Intimate Partner Violence is rooted in power and control that goes far beyond jealousy. Survivors of abuse often feel as if they do not have many choices to leave, to seek help, or to know what to do, because of the control that their abuser often exerts over them. This includes leaving the relationship (or cutting ties with an abusive ex-partner) but also taking full control of their personal devices. Often times, leaving an abusive relationship or trying to take back control can be the most dangerous time for a survivor, and can often lead to violence or an escalation of violence.
Often, survivors share not only a relationship but access to their devices with a partner, especially if they have shared accounts. While it may be good practice to not share a device’s pin code with anyone else, for many survivors it is not safe to refuse.
Security software, such as anti-virus, can play an important role in making a user aware of stalkerware being present on their device, but for many victims, removing the malicious software may not be safe, since abusers may be monitoring them and the abuse could escalate. It is often hard to detect stalkerware and suggesting a security lockdown may not be an easy solution to a complicated problem. This suggestion could also give a false sense of security.
For these reasons, it is important to remember that security software cannot serve as a one-size-fits-all “solution” for individuals who believe that stalkerware is installed on their devices.
If you or your organization are asked directly about “advice” or “suggestions,” you should be upfront: there is no single solution to this nuanced problem. Instead, for those who have questions or want to speak with an advocate, please connect them to the National Domestic Violence hotline or an equivalent organization in your country, and remind them that these resources should be accessed from a safe device.
It is also good to note that the distinction between stalkerware and other methods of tracking mobile phones (such as shared accounts or find-my-phone apps) isn’t always clear to users.

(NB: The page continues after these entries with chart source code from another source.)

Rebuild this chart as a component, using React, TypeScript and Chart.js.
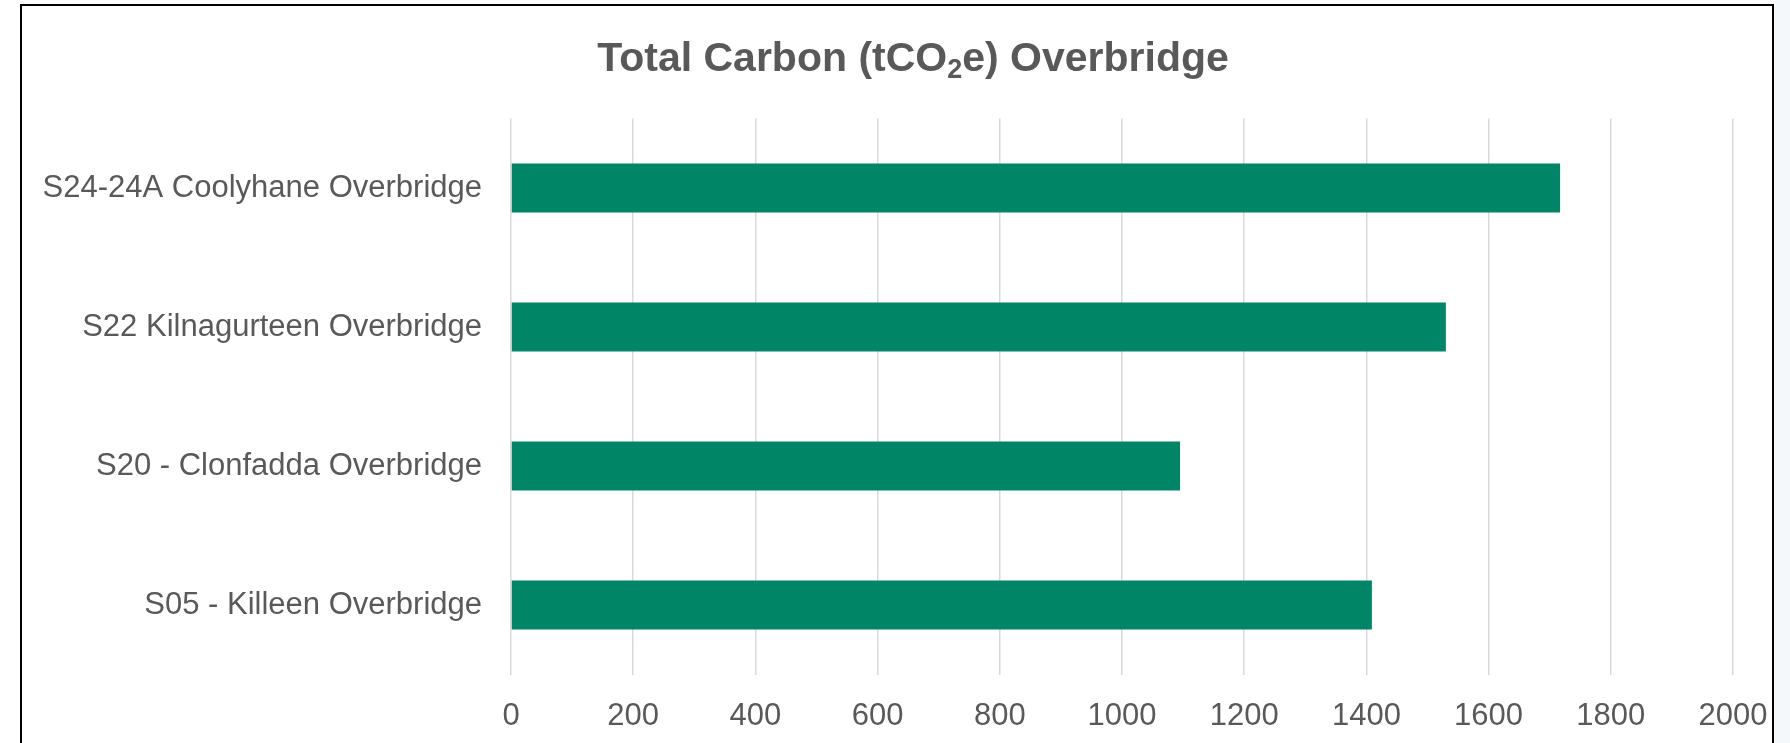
import React, { useEffect, useRef } from "react";
import { Chart, registerables } from "chart.js";

Chart.register(...registerables);

const categories: string[] = [
  "S24-24A Coolyhane Overbridge",
  "S22 Kilnagurteen Overbridge",
  "S20 - Clonfadda Overbridge",
  "S05 - Killeen Overbridge",
];
const totalCarbon: number[] = [1717, 1530, 1095, 1409];
const xTicks: number[] = [0, 200, 400, 600, 800, 1000, 1200, 1400, 1600, 1800, 2000];
const titleMain1 = "Total Carbon (tCO";
const titleSub = "2";
const titleMain2 = "e) Overbridge";

const FONT = '"Liberation Sans", Arial, sans-serif';
const TEXT = "#595959";
const BAR = "#008667";

const titlePlugin = {
  id: "subTitle",
  afterDraw(chart: any) {
    const ctx = chart.ctx as CanvasRenderingContext2D;
    ctx.save();
    ctx.fillStyle = TEXT;
    ctx.textBaseline = "alphabetic";
    ctx.textAlign = "left";
    const big = `bold 41px ${FONT}`;
    const small = `bold 27px ${FONT}`;
    ctx.font = big;
    const w1 = ctx.measureText(titleMain1).width;
    const w3 = ctx.measureText(titleMain2).width;
    ctx.font = small;
    const w2 = ctx.measureText(titleSub).width;
    const total = w1 + w2 + w3;
    const cx = 890;
    const base = 64;
    let x = cx - total / 2;
    ctx.font = big;
    ctx.fillText(titleMain1, x, base);
    x += w1;
    ctx.font = small;
    ctx.fillText(titleSub, x, base + 7);
    x += w2;
    ctx.font = big;
    ctx.fillText(titleMain2, x, base);
    ctx.restore();
  },
};

export default function App() {
  const ref = useRef<HTMLCanvasElement | null>(null);

  useEffect(() => {
    if (!ref.current) return;
    const chart = new Chart(ref.current, {
      type: "bar",
      data: {
        labels: categories,
        datasets: [
          {
            label: "Total Carbon",
            data: totalCarbon,
            backgroundColor: BAR,
            borderWidth: 0,
            barPercentage: 0.352,
            categoryPercentage: 1,
          },
        ],
      },
      options: {
        indexAxis: "y",
        responsive: false,
        animation: false,
        events: [],
        layout: { padding: { top: 111.5, right: 39, left: 0, bottom: 0 } },
        plugins: {
          legend: { display: false },
          title: { display: false },
          tooltip: { enabled: false },
        },
        scales: {
          x: {
            min: 0,
            max: 2000,
            afterBuildTicks: (s: any) => {
              s.ticks = xTicks.map((v) => ({ value: v }));
            },
            afterFit: (s: any) => {
              s.height = 68.5;
              s.paddingRight = 0;
              s.paddingLeft = 0;
            },
            grid: { color: "#d9d9d9", lineWidth: 1.5, drawTicks: false },
            border: { display: false },
            ticks: {
              color: TEXT,
              font: { family: FONT, size: 31 },
              padding: 23,
              maxRotation: 0,
              callback: (v: any) => String(v),
            },
          },
          y: {
            afterFit: (s: any) => {
              s.width = 488;
            },
            grid: { display: false, drawTicks: false },
            border: { display: false },
            ticks: {
              color: TEXT,
              font: { family: FONT, size: 31 },
              padding: 29,
            },
          },
        },
      },
      plugins: [titlePlugin],
    });
    return () => chart.destroy();
  }, []);

  return (
    <div
      style={{
        position: "fixed",
        left: 0,
        top: 0,
        width: 1790,
        height: 743,
        background: "#ffffff",
        overflow: "hidden",
      }}
    >
      <div
        style={{
          position: "absolute",
          left: 1774,
          top: 0,
          width: 16,
          height: 743,
          background: "#f4f8fb",
        }}
      />
      <div
        style={{
          position: "absolute",
          left: 20,
          top: 4,
          width: 1754,
          height: 800,
          border: "2px solid #000",
          boxSizing: "border-box",
        }}
      />
      <canvas
        ref={ref}
        width={1749}
        height={736}
        style={{ position: "absolute", left: 23, top: 7, width: 1749, height: 736 }}
      />
    </div>
  );
}
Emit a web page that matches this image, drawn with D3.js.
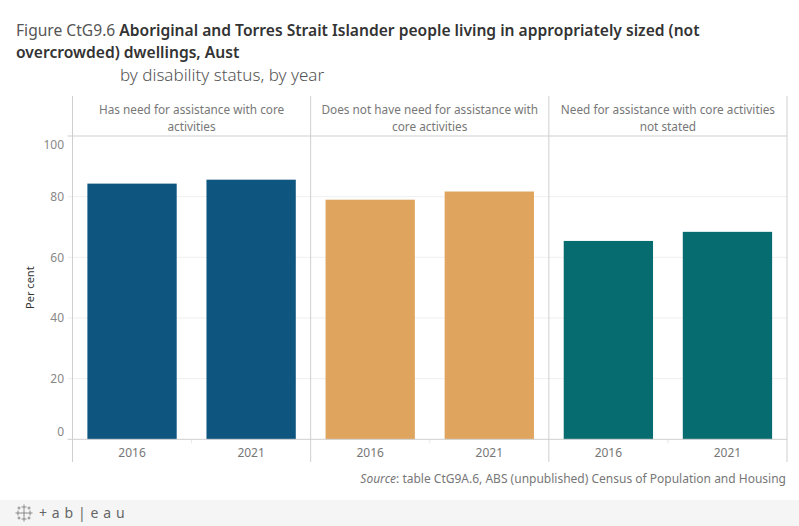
<!DOCTYPE html>
<html>
<head>
<meta charset="utf-8">
<script src="https://cdn.jsdelivr.net/npm/d3@7"></script>
<style>
  body { margin: 0; background: #fff; }
  svg { display: block; font-family: "Noto Sans", "Open Sans", sans-serif; }
</style>
</head>
<body>
<div id="chart"></div>
<script>
// data
const groups = [
  ["Has need for assistance with core", "activities"],
  ["Does not have need for assistance with", "core activities"],
  ["Need for assistance with core activities", "not stated"]
];
const years = ["2016", "2021"];
const values = [
  [84.3, 85.6],
  [79.0, 81.7],
  [65.4, 68.4]
];
const yTicks = [0, 20, 40, 60, 80, 100];
const colors = ["#0e5680", "#dfa55f", "#066c70"];

const width = 799, height = 526;
const plotLeft = 72.5, plotRight = 787, plotTop = 136, plotBottom = 439.3;

const svg = d3.select("#chart").append("svg")
  .attr("width", width)
  .attr("height", height);

// title - shrink font so first line ends where the original does
const title = svg.append("text").attr("x", 16).attr("y", 36).style("font-size", "16.5px");
title.append("tspan").attr("fill", "#555").text("Figure CtG9.6 ");
title.append("tspan").attr("fill", "#333").attr("font-weight", 600)
  .text("Aboriginal and Torres Strait Islander people living in appropriately sized (not");
const titleSize = 16.5 * Math.min(1, 684 / title.node().getComputedTextLength());
title.style("font-size", titleSize + "px");
svg.append("text").attr("x", 16).attr("y", 58).style("font-size", titleSize + "px")
  .attr("fill", "#333").attr("font-weight", 600)
  .text("overcrowded) dwellings, Aust");
svg.append("text").attr("x", 120).attr("y", 81).style("font-size", "17px")
  .attr("fill", "#555").attr("font-weight", 300)
  .text("by disability status, by year");

// scales
const panel = d3.scaleBand().domain(d3.range(groups.length)).range([plotLeft, plotRight]);
const x = d3.scaleBand().domain(years).range([0, panel.bandwidth()])
  .paddingInner(0.25).paddingOuter(0.125);
const y = d3.scaleLinear().domain([0, 100]).range([plotBottom, plotTop]);

// gridlines
svg.append("g").selectAll("line")
  .data(yTicks.filter(d => d > 0 && d < 100))
  .join("line")
  .attr("x1", plotLeft - 5).attr("x2", plotRight)
  .attr("y1", d => y(d)).attr("y2", d => y(d))
  .attr("stroke", "#efefef");

// y axis labels (tableau nudges first / last inside)
svg.append("g").selectAll("text")
  .data(yTicks)
  .join("text")
  .attr("x", 64)
  .attr("y", d => d === 0 ? y(d) - 8 : d === 100 ? y(d) + 9 : y(d))
  .attr("dy", "0.35em")
  .attr("text-anchor", "end")
  .attr("fill", "#888")
  .style("font-size", "12px")
  .text(d => d);

svg.append("text")
  .attr("transform", `translate(34,${(plotTop + plotBottom) / 2}) rotate(-90)`)
  .attr("text-anchor", "middle")
  .attr("fill", "#333")
  .style("font-size", "11px")
  .text("Per cent");

// bars
const g = svg.append("g").selectAll("g")
  .data(groups)
  .join("g")
  .attr("transform", (d, i) => `translate(${panel(i)},0)`);

g.selectAll("rect")
  .data((d, i) => values[i].map((v, j) => ({ v, year: years[j], i })))
  .join("rect")
  .attr("x", d => x(d.year))
  .attr("width", x.bandwidth())
  .attr("y", d => y(d.v))
  .attr("height", d => y(0) - y(d.v))
  .attr("fill", d => colors[d.i]);

// headers
g.each(function (d) {
  const t = d3.select(this).append("text")
    .attr("text-anchor", "middle")
    .attr("fill", "#777")
    .style("font-size", "11.8px");
  d.forEach((line, k) => {
    t.append("tspan")
      .attr("x", panel.bandwidth() / 2)
      .attr("y", 114 + k * 17)
      .text(line);
  });
});

// x labels
g.selectAll(".xl")
  .data(years)
  .join("text")
  .attr("class", "xl")
  .attr("x", d => x(d) + x.bandwidth() / 2)
  .attr("y", 457)
  .attr("text-anchor", "middle")
  .attr("fill", "#777")
  .style("font-size", "12px")
  .text(d => d);

// small separators between year cells
g.append("line")
  .attr("x1", panel.bandwidth() / 2).attr("x2", panel.bandwidth() / 2)
  .attr("y1", plotBottom).attr("y2", plotBottom + 4)
  .attr("stroke", "#e6e6e6");

// frame lines
const lineColor = "#cfcfcf";
svg.append("line").attr("x1", plotLeft - 5).attr("x2", plotRight)
  .attr("y1", plotTop).attr("y2", plotTop).attr("stroke", lineColor);
svg.append("line").attr("x1", plotLeft - 5).attr("x2", plotRight)
  .attr("y1", plotBottom).attr("y2", plotBottom).attr("stroke", lineColor);
svg.append("g").selectAll("line")
  .data(d3.range(groups.length + 1))
  .join("line")
  .attr("x1", i => i < groups.length ? panel(i) : plotRight)
  .attr("x2", i => i < groups.length ? panel(i) : plotRight)
  .attr("y1", 96).attr("y2", 462)
  .attr("stroke", lineColor);

// source
const src = svg.append("text").attr("x", 786).attr("y", 483)
  .attr("text-anchor", "end").attr("fill", "#777").style("font-size", "12px");
src.append("tspan").attr("font-style", "italic").text("Source");
src.append("tspan").text(": table CtG9A.6, ABS (unpublished) Census of Population and Housing");

// tableau footer
svg.append("rect").attr("x", 0).attr("y", 500).attr("width", width).attr("height", 26)
  .attr("fill", "#f5f5f5");
const logo = svg.append("g").attr("transform", "translate(24,513)").attr("stroke", "#888").attr("stroke-width", 1);
[[0, -6, 5], [-6, 0, 5], [6, 0, 5], [0, 6, 5], [0, 0, 7], [-5, -5, 3], [5, -5, 3], [-5, 5, 3], [5, 5, 3]]
  .forEach(([cx, cy, s]) => {
    logo.append("line").attr("x1", cx - s / 2).attr("x2", cx + s / 2).attr("y1", cy).attr("y2", cy);
    logo.append("line").attr("x1", cx).attr("x2", cx).attr("y1", cy - s / 2).attr("y2", cy + s / 2);
  });
svg.append("text").attr("x", 39).attr("y", 518)
  .attr("fill", "#666").style("font-size", "14px").attr("letter-spacing", "0.6px")
  .text("+ a b | e a u");
</script>
</body>
</html>
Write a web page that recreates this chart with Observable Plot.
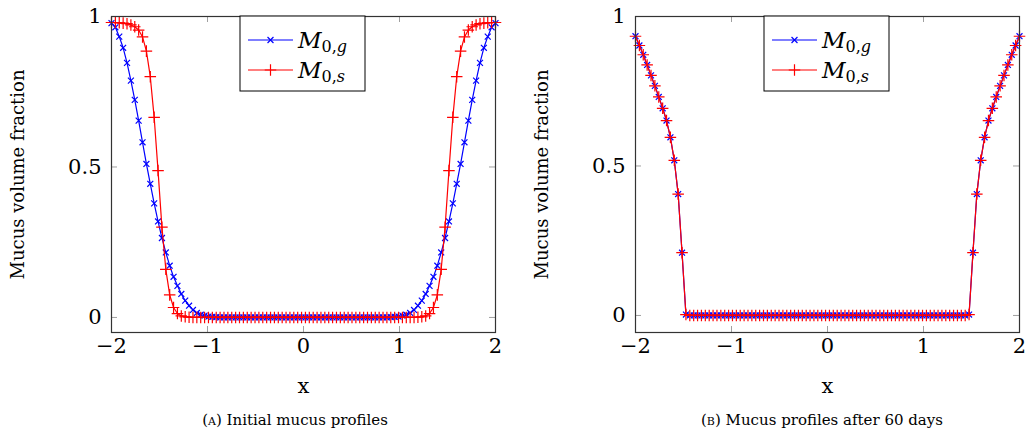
<!DOCTYPE html>
<html><head><meta charset="utf-8">
<script src="https://cdn.jsdelivr.net/npm/d3@7"></script>
<script src="https://cdn.jsdelivr.net/npm/@observablehq/plot@0.6"></script>
<style>
body{margin:0;background:#fff;}
#wrap{position:relative;width:1026px;height:436px;overflow:hidden;font-family:"DejaVu Serif";background:#fff;}
.panel{position:absolute;top:0;}
.panel text{font-family:"DejaVu Serif";}
.cap{position:absolute;top:411px;font-size:15px;transform:translateX(-50%);white-space:nowrap;color:#000;}
.sc{font-variant:small-caps;}
</style></head><body><div id="wrap"></div>
<script>
// grid (100 points between -2 and 2)
const xs = [-2,-1.9596,-1.9192,-1.8788,-1.8384,-1.798,-1.7576,-1.7172,-1.6768,-1.6364,-1.596,-1.5556,-1.5152,-1.4747,-1.4343,-1.3939,-1.3535,-1.3131,-1.2727,-1.2323,-1.1919,-1.1515,-1.1111,-1.0707,-1.0303,-0.9899,-0.9495,-0.9091,-0.8687,-0.8283,-0.7879,-0.7475,-0.7071,-0.6667,-0.6263,-0.5859,-0.5455,-0.5051,-0.4646,-0.4242,-0.3838,-0.3434,-0.303,-0.2626,-0.2222,-0.1818,-0.1414,-0.101,-0.0606,-0.0202,
0.0202,0.0606,0.101,0.1414,0.1818,0.2222,0.2626,0.303,0.3434,0.3838,0.4242,0.4646,0.5051,0.5455,0.5859,0.6263,0.6667,0.7071,0.7475,0.7879,0.8283,0.8687,0.9091,0.9495,0.9899,1.0303,1.0707,1.1111,1.1515,1.1919,1.2323,1.2727,1.3131,1.3535,1.3939,1.4343,1.4747,1.5152,1.5556,1.596,1.6364,1.6768,1.7172,1.7576,1.798,1.8384,1.8788,1.9192,1.9596,2];

// (A) initial profiles
const initG = [0.978,0.964,0.933,0.896,0.846,0.787,0.723,0.654,0.582,0.510,0.444,0.379,0.319,0.264,0.216,0.172,0.135,0.105,0.078,0.056,0.039,0.025,0.015,0.009,0.006,0.003,0.002,0.001,0,0,
0,0,0,0,0,0,0,0,0,0,0,0,0,0,0,0,0,0,0,0,
0,0,0,0,0,0,0,0,0,0,0,0,0,0,0,0,0,0,0,0,
0,0,0.001,0.002,0.003,0.006,0.009,0.015,0.025,0.039,0.056,0.078,0.105,0.135,0.172,0.216,0.264,0.319,0.379,0.444,0.510,0.582,0.654,0.723,0.787,0.846,0.896,0.933,0.964,0.978];
const initS = [0.980,0.980,0.979,0.978,0.976,0.972,0.966,0.955,0.932,0.885,0.800,0.665,0.488,0.300,0.160,0.075,0.033,0.013,0.005,0.002,0.001,0,0,0,0,0,0,0,0,0,
0,0,0,0,0,0,0,0,0,0,0,0,0,0,0,0,0,0,0,0,
0,0,0,0,0,0,0,0,0,0,0,0,0,0,0,0,0,0,0,0,
0,0,0,0,0,0,0,0,0,0.001,0.002,0.005,0.013,0.033,0.075,0.160,0.300,0.488,0.665,0.800,0.885,0.932,0.955,0.966,0.972,0.976,0.978,0.979,0.980,0.980];

// (B) after 60 days
const day60G = [0.934,0.903,0.872,0.838,0.803,0.768,0.731,0.693,0.652,0.596,0.519,0.406,0.210,0.003,0,0,0,0,0,0,
0,0,0,0,0,0,0,0,0,0,0,0,0,0,0,0,0,0,0,0,0,0,0,0,0,0,0,0,0,0,
0,0,0,0,0,0,0,0,0,0,0,0,0,0,0,0,0,0,0,0,0,0,0,0,0,0,0,0,0,0,
0,0,0,0,0,0,0.003,0.210,0.406,0.519,0.596,0.652,0.693,0.731,0.768,0.803,0.838,0.872,0.903,0.934];
const day60S = [0.934,0.903,0.872,0.838,0.803,0.768,0.731,0.693,0.652,0.596,0.519,0.406,0.210,0.003,0,0,0,0,0,0,
0,0,0,0,0,0,0,0,0,0,0,0,0,0,0,0,0,0,0,0,0,0,0,0,0,0,0,0,0,0,
0,0,0,0,0,0,0,0,0,0,0,0,0,0,0,0,0,0,0,0,0,0,0,0,0,0,0,0,0,0,
0,0,0,0,0,0,0.003,0.210,0.406,0.519,0.596,0.652,0.693,0.731,0.768,0.803,0.838,0.872,0.903,0.934];

const xTicks = [-2,-1,0,1,2];
const yTicks = [0,0.5,1];
const xLabel = "x";
const yLabel = "Mucus volume fraction";
const captions = [["A","Initial mucus profiles"],["B","Mucus profiles after 60 days"]];
const BLUE = "#0000ff", RED = "#ff0000";
const fmt = d => String(d).replace("-", "\u2212");

const wrap = document.getElementById("wrap");

function panel({g, s, yMin, left, width, marginRight}) {
  const H = 400, mT = 16, mB = 68, mL = 111;
  const innerH = H - mT - mB;
  const innerW = width - mL - marginRight;
  const dg = xs.map((x, i) => ({x, y: g[i]}));
  const ds = xs.map((x, i) => ({x, y: s[i]}));
  const inner = xTicks.slice(1, -1);
  const innerY = yTicks.slice(0, -1);
  const svg = Plot.plot({
    width, height: H, marginTop: mT, marginBottom: mB, marginLeft: mL, marginRight,
    style: "font-family:'DejaVu Serif';font-size:21px;color:#000;background:transparent;overflow:visible;",
    x: {domain: [-2, 2], labelArrow: "none"},
    y: {domain: [yMin, 1], labelArrow: "none"},
    marks: [
      Plot.tickX(inner, {x: d => d, insetTop: innerH - 6, stroke: "#a0a0a0", strokeWidth: 1}),
      Plot.tickX(inner, {x: d => d, insetBottom: innerH - 6, stroke: "#a0a0a0", strokeWidth: 1}),
      Plot.tickY(innerY, {y: d => d, insetRight: innerW - 6, stroke: "#a0a0a0", strokeWidth: 1}),
      Plot.tickY(innerY, {y: d => d, insetLeft: innerW - 6, stroke: "#a0a0a0", strokeWidth: 1}),
      Plot.line(dg, {x: "x", y: "y", stroke: BLUE, strokeWidth: 1.2}),
      Plot.dot(dg, {x: "x", y: "y", symbol: "times", r: 2.8, stroke: BLUE, strokeWidth: 1.2}),
      Plot.line(ds, {x: "x", y: "y", stroke: RED, strokeWidth: 1.2}),
      Plot.dot(ds, {x: "x", y: "y", symbol: "plus", r: 3.8, stroke: RED, strokeWidth: 1.2}),
      Plot.frame({stroke: "#333", strokeWidth: 1.2}),
      Plot.axisX({ticks: xTicks, tickFormat: fmt, tickSize: 0, tickPadding: 6, label: xLabel, labelAnchor: "center", labelOffset: 60, labelArrow: "none"}),
      Plot.axisY({ticks: yTicks, tickFormat: fmt, tickSize: 0, tickPadding: 10, label: yLabel, labelAnchor: "center", labelOffset: 100, labelArrow: "none"})
    ]
  });
  svg.classList.add("panel");
  svg.style.left = left + "px";
  // axis title font (keep its length matching the reference)
  d3.select(svg).selectAll("text").filter(function() { return this.textContent === yLabel; })
    .attr("font-size", 18);
  // legend
  const lg = d3.select(svg).append("g").attr("transform", "translate(240,16)");
  lg.append("rect").attr("x", 0).attr("y", 0).attr("width", 125).attr("height", 75)
    .attr("fill", "#fff").attr("stroke", "#000").attr("stroke-width", 1);
  const entries = [
    {c: BLUE, sym: d3.symbolTimes, size: Math.PI * 2.8 * 2.8, sub: "g", y: 24},
    {c: RED, sym: d3.symbolPlus, size: Math.PI * 3.8 * 3.8, sub: "s", y: 54}
  ];
  for (const e of entries) {
    lg.append("line").attr("x1", 8).attr("x2", 53).attr("y1", e.y).attr("y2", e.y)
      .attr("stroke", e.c).attr("stroke-width", 1.2);
    lg.append("path").attr("d", d3.symbol(e.sym, e.size)()).attr("transform", `translate(30.5,${e.y})`)
      .attr("fill", "none").attr("stroke", e.c).attr("stroke-width", 1.2);
    const t = lg.append("text").attr("x", 58).attr("y", e.y + 8).attr("text-anchor", "start")
      .attr("font-family", "DejaVu Serif").attr("font-size", 23).attr("fill", "#000");
    t.append("tspan").attr("font-style", "italic").text("M");
    t.append("tspan").attr("font-size", 16).attr("dy", 4).text("0,");
    t.append("tspan").attr("font-size", 16).attr("font-style", "italic").text(e.sub);
  }
  wrap.appendChild(svg);
}

panel({g: initG, s: initS, yMin: -0.05, left: 0, width: 513, marginRight: 18});
panel({g: day60G, s: day60S, yMin: -0.057, left: 524, width: 502, marginRight: 7});

const capX = [295, 822];
captions.forEach(([k, t], i) => {
  const d = document.createElement("div");
  d.className = "cap";
  d.style.left = capX[i] + "px";
  d.innerHTML = `(<span class="sc">${k.toLowerCase()}</span>) ${t}`;
  wrap.appendChild(d);
});
</script></body></html>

Because stalkerware often includes the ability to track the user’s browsing history and location, urging the user to go to the police, or telling them to visit a website for more information, isn’t always a good idea.
Finally, sometimes stalkerware is grouped together with spyware used by governments to spy on specific individuals (for example NSO’s Pegasus spyware). Though this is a big problem in itself, the methods and techniques available to governments are often considerably more sophisticated than those available to abusers who buy off-the-shelf stalkerware.. Conflating the two could make stalkerware victims and survivors unnecessarily paranoid.